Blog Credo

The whole aim of practical politics is to keep the populace alarmed (and hence clamorous to be led to safety) by menacing it with an endless series of hobgoblins, all of them imaginary.

H.L. Mencken

Thursday, September 13, 2012

Sweet Home Chicago


I haven't commented on the Chicago teacher's strike, because I've been insanely busy and didn't know enough to really comment on it.

But I've caught the gloss of events and - while I don't usually finish reading his posts - Freddie de Boer captures I think the real problem at the root of the dispute:

http://www.balloon-juice.com/2012/09/13/whats-the-mixture/

Here's the problem broken down:

A) We need good teachers at all levels to maximize student learning.
B) Students from weak and impoverished backgrounds are difficult to teach because they often lag behind in the skills they need to succeed.  Screw up first grade and third grade becomes pretty durn hard.
C) We need to evaluate who the good teachers are, and improve or replace the bad ones.

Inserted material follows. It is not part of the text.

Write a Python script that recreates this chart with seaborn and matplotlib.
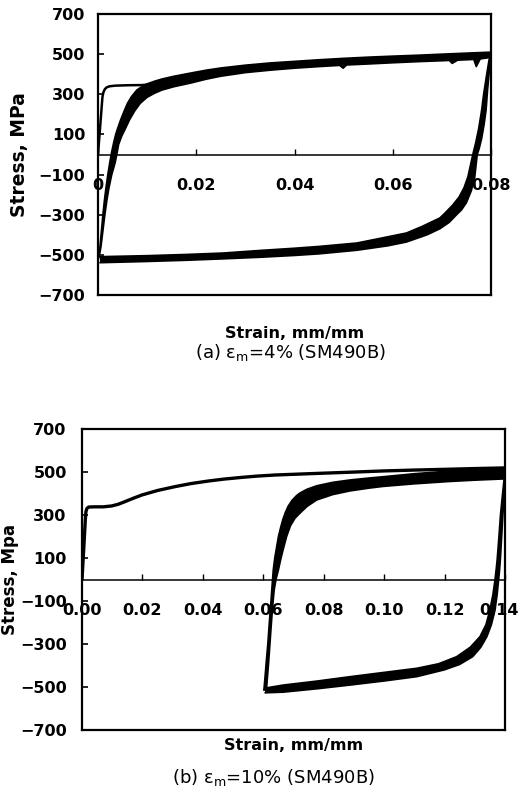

These are mutually exclusive, in some ways.  Do you want more good teachers?  OK, but you can't treat the profession poorly - as is generally done by reformers, who treat teachers as over privileged whiners.  Do you want to evaluate teachers?  OK, how?  We do it at our school by peer mentoring followed by departmental evaluations with opportunities for more training.

What we don't use is standardized testing.  Because of (B), you can't be entirely sure why a student might not improve under a particular teacher.  Which makes (C) hard.  And if you screw up (C), (A) becomes impossible.

Ideally, teacher's unions would come up with a way to evaluate teachers that doesn't rely on standardized testing.  But that commitment would also come up against resistance.  "Reformers" would distrust the source.  Privatization advocates would dismiss it out of hand, because it interferes with their business model.  And any evaluation system based on review of actual classroom behavior becomes subjective, and therefore fails the test of "rigor".

The American model of labor-management relations is predicated on conflict.  Other countries - Germany most notably - don't approach their labor relations that way.  As long as teacher's unions and city governments see each other as enemies, then reform is unlikely to succeed, no matter how well-designed the reform is.

And, to paraphrase Clinton, there is the math. You can't fire the bad teachers until you have new ones to replace them.

Where are they going to come from?

UPDATE: The union DOES have a plan.  It's pretty good.  And pretty expensive.  And doesn't touch teacher evaluation.